On ballads, she had the sort of voice that would put you instantly in a nostalgic mood; that medium-high-pitched voice that soothes an otherwise hurting soul. Personally, I admired her style; she never felt at a loss for a phrase since she found great pleasure combining various South African idioms with jazz into her singing. Seliyana is one such piece –– a soft ballad that defined her engaging mode.
Ms. Khumalo, two Bachelor of Arts Degrees from the Zululand University (where she also taught in the 1980s) and from the University of Witwatersrand, where she also earned a post-graduate diploma in Personnel Management, started her singing career at the Kippies Jazz International in 1992 and with an effort of pure will she was able to record nine impressive albums.
Her debut album, Ancient Evenings, came out in 1996, then came Live at the Market Theatre (1998), Immortal Secrets (2000), Quest (2002), the self-titled Sibongile Khumalo, Sibongile’s Greatest Hits (2006), Sibongile Khumalo Live (2009), and Breath of Life (2016), her last album. Other popular African songs she covered included Meadowlands by Strike Vilakazi, Back of The Moon by Todd Matshikiza, U Ea Kae (Where Are You Going) by Joshua Pulumo, John Knox Bokwe’s Plea for Africa, and Mzilikazi Khumalo’s (no relation) Ma Ngificwa Ukufa (On My Demise).

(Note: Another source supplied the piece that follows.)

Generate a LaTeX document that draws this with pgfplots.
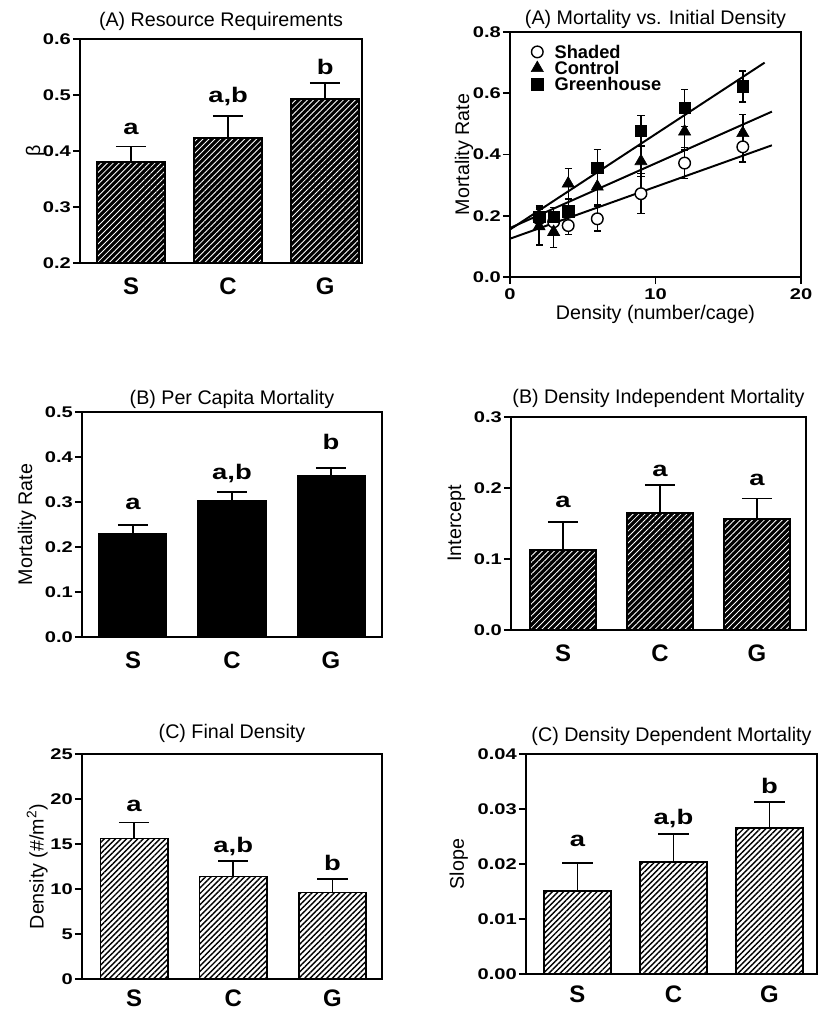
\documentclass[border=0pt]{standalone}
\usepackage{fontspec}
\setmainfont{Liberation Sans}
\newfontfamily\heavy{Liberation Sans}[FakeStretch=1.3]
\usepackage{pgfplots}
\pgfplotsset{compat=1.18}
\usetikzlibrary{patterns.meta}

\newcommand\tickf{\heavy\bfseries\fontsize{11}{11}\selectfont}
\newcommand\letf{\heavy\bfseries\fontsize{15}{15}\selectfont}
\newcommand\catf{\bfseries\fontsize{17}{17}\selectfont}
\newcommand\titf{\fontsize{14}{14}\selectfont}

\tikzset{sig/.style={font=\letf, anchor=base}}
\pgfplotsset{
  panel/.style={scale only axis, anchor=south west,
    axis line style={line width=1.2pt},
    tick style={line width=1.2pt, black},
    tick align=outside, major tick length=5pt,
    xtick pos=bottom, ytick pos=left,
    scaled ticks=false,
    title style={font=\titf, inner sep=3pt},
    label style={font=\titf},
    ticklabel style={font=\tickf},
    yticklabel style={xshift=2pt},
    /pgf/number format/assume math mode=true},
  prec/.style={yticklabel style={/pgf/number format/fixed, /pgf/number format/fixed zerofill,
    /pgf/number format/precision=#1}},
  barpanel/.style={panel, ybar, xtick={0,1,2}, xticklabels={S,C,G},
    xticklabel style={font=\catf, inner sep=0pt, yshift=-5pt}, major x tick style={draw=none}},
  errs/.style={error bars/.cd, y dir=plus, y explicit,
    error bar style={line width=1.2pt, black},
    error mark options={rotate=90, line width=1.2pt, black, mark size=3.8mm}},
  dots/.style={error bars/.cd, y dir=both, y explicit,
    error bar style={line width=1pt, black},
    error mark options={rotate=90, line width=1pt, black, mark size=0.9mm}},
  darkbar/.style={draw=black, line width=1.2pt, fill=black,
    postaction={pattern={Lines[angle=45,distance=3pt,line width=0.6pt]}, pattern color=white}},
  hatchbar/.style={draw=black, line width=1.2pt, fill=white,
    postaction={pattern={Lines[angle=45,distance=2.8pt,line width=1pt]}, pattern color=black}},
}

\begin{document}
\begin{tikzpicture}
\useasboundingbox (0,0) rectangle (207.25mm,252.5mm);

% (A) Resource Requirements
\begin{axis}[barpanel, at={(20mm,186.75mm)}, width=70.5mm, height=56mm,
  xmin=-0.526, xmax=2.38, ymin=0.2, ymax=0.6, ytick={0.2,0.3,0.4,0.5,0.6}, prec=1,
  bar width=0.7, title={(A) Resource Requirements}, title style={yshift=-1.2mm},
  ylabel={β}, ylabel style={yshift=-2.75mm}]
\addplot[darkbar, errs] coordinates {(0,0.380) +- (0,0.028) (1,0.423) +- (0,0.040) (2,0.493) +- (0,0.028)};
\node[sig] at (axis cs:0,0.429) {a};
\node[sig] at (axis cs:1,0.486) {a,b};
\node[sig] at (axis cs:2,0.537) {b};
\end{axis}

% (A) Mortality vs. Initial Density
\begin{axis}[panel, at={(127.5mm,183.25mm)}, width=72.75mm, height=61.25mm,
  xmin=0, xmax=20, ymin=0, ymax=0.8, xtick={0,10,20}, ytick={0,0.2,0.4,0.6,0.8}, prec=1,
  title={(A) Mortality vs. Initial Density}, title style={yshift=-2.3mm},
  xlabel={Density (number/cage)}, xlabel style={yshift=1mm},
  ylabel={Mortality Rate}, ylabel style={yshift=-2.5mm},
  legend style={at={(0.072,0.95)}, anchor=north west, draw=none, fill=none,
    font=\bfseries\fontsize{13}{13}\selectfont, row sep=1pt, column sep=7.5pt, inner sep=0pt,
    nodes={inner sep=0.5pt, text height=9.5pt, text depth=0pt}},
  legend cell align=left]
\addplot[only marks, mark=*, mark options={fill=white, draw=black, line width=1pt}, mark size=1.45mm, dots]
  coordinates {(2,0.19) +- (0,0.03) (3,0.18) +- (0,0.03) (4,0.168) +- (0,0.03) (6,0.19) +- (0,0.04)
               (9,0.272) +- (0,0.065) (12,0.372) +- (0,0.05) (16,0.425) +- (0,0.05)};
\addlegendentry{Shaded}
\addplot[only marks, mark=triangle*, mark options={fill=black, draw=black}, mark size=1.75mm, dots]
  coordinates {(2,0.165) +- (0,0.06) (3,0.147) +- (0,0.05) (4,0.305) +- (0,0.05) (6,0.295) +- (0,0.06)
               (9,0.378) +- (0,0.05) (12,0.475) +- (0,0.06) (16,0.47) +- (0,0.06)};
\addlegendentry{Control}
\addplot[only marks, mark=square*, mark options={fill=black, draw=black}, mark size=1.45mm, dots]
  coordinates {(2,0.197) +- (0,0.035) (3,0.197) +- (0,0.03) (4,0.215) +- (0,0.04) (6,0.357) +- (0,0.06)
               (9,0.477) +- (0,0.05) (12,0.552) +- (0,0.06) (16,0.622) +- (0,0.05)};
\addlegendentry{Greenhouse}
\addplot[black, line width=1.4pt, forget plot] coordinates {(0,0.125) (18,0.43)};
\addplot[black, line width=1.4pt, forget plot] coordinates {(0,0.160) (18,0.54)};
\addplot[black, line width=1.4pt, forget plot] coordinates {(0,0.155) (17.5,0.70)};
\end{axis}

% (B) Per Capita Mortality
\begin{axis}[barpanel, at={(20.5mm,93.25mm)}, width=75mm, height=56.25mm,
  xmin=-0.515, xmax=2.515, ymin=0, ymax=0.5, ytick={0,0.1,0.2,0.3,0.4,0.5}, prec=1,
  bar width=0.68, title={(B) Per Capita Mortality}, title style={yshift=-2.5mm},
  ylabel={Mortality Rate}, ylabel style={yshift=-0.25mm}]
\addplot[draw=black, line width=1.2pt, fill=black, errs] coordinates {(0,0.229) +- (0,0.020) (1,0.302) +- (0,0.020) (2,0.358) +- (0,0.018)};
\node[sig] at (axis cs:0,0.284) {a};
\node[sig] at (axis cs:1,0.351) {a,b};
\node[sig] at (axis cs:2,0.416) {b};
\end{axis}

% (B) Density Independent Mortality
\begin{axis}[barpanel, at={(127.75mm,95mm)}, width=73.75mm, height=53.25mm,
  xmin=-0.536, xmax=2.505, ymin=0, ymax=0.3, ytick={0,0.1,0.2,0.3}, prec=1,
  bar width=0.68, title={(B) Density Independent Mortality}, title style={yshift=-1mm},
  ylabel={Intercept}, ylabel style={yshift=-0.25mm}]
\addplot[darkbar, errs] coordinates {(0,0.113) +- (0,0.039) (1,0.165) +- (0,0.039) (2,0.156) +- (0,0.029)};
\node[sig] at (axis cs:0,0.172) {a};
\node[sig] at (axis cs:1,0.216) {a};
\node[sig] at (axis cs:2,0.204) {a};
\end{axis}

% (C) Final Density
\begin{axis}[barpanel, at={(20.5mm,7.75mm)}, width=75mm, height=56.25mm,
  xmin=-0.525, xmax=2.5, ymin=0, ymax=25, ytick={0,5,10,15,20,25},
  xticklabel style={yshift=2.5pt},
  bar width=0.68, title={(C) Final Density}, title style={yshift=-0.5mm},
  ylabel={Density (\#/m\textsuperscript{2})}, ylabel style={yshift=-1.75mm}]
\addplot[hatchbar, errs] coordinates {(0,15.6) +- (0,1.8) (1,11.4) +- (0,1.7) (2,9.6) +- (0,1.5)};
\node[sig] at (axis cs:0,18.6) {a};
\node[sig] at (axis cs:1,14.0) {a,b};
\node[sig] at (axis cs:2,12.0) {b};
\end{axis}

% (C) Density Dependent Mortality
\begin{axis}[barpanel, at={(131.5mm,9mm)}, width=72.75mm, height=55mm,
  xmin=-0.536, xmax=2.495, ymin=0, ymax=0.04, ytick={0,0.01,0.02,0.03,0.04}, prec=2,
  xticklabel style={yshift=2pt},
  bar width=0.7, title={(C) Density Dependent Mortality}, title style={yshift=-1.2mm},
  ylabel={Slope}]
\addplot[hatchbar, errs] coordinates {(0,0.0151) +- (0,0.0051) (1,0.0204) +- (0,0.0051) (2,0.0265) +- (0,0.0048)};
\node[sig] at (axis cs:0,0.0231) {a};
\node[sig] at (axis cs:1,0.0271) {a,b};
\node[sig] at (axis cs:2,0.0329) {b};
\end{axis}
\end{tikzpicture}
\end{document}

By a good deal of studious effort and talent, Sibongile became pretty well-known, ascending to admirable prominence with her singing style leaving her listeners (mostly those of the opposite gender to hers) helplessly smitten with the charms of a warm-hearted romantic singer. She created a link between her songs and her homeland; but along her career, most importantly, she dedicated her musical soul to her people and the rest of us from elsewhere.
With her death, and just a few days before that of jazz trombonist Jonas Gwangwa, the jazz scene in South Africa is surely undergoing a major face-lift. But no soul, be it that of a male or female, is immortal and none beholds the light. For each one, there will come the time when the light shall fade and dim out completely.
So, may Sister Sibongile Khumalo’s spirit forever dwell.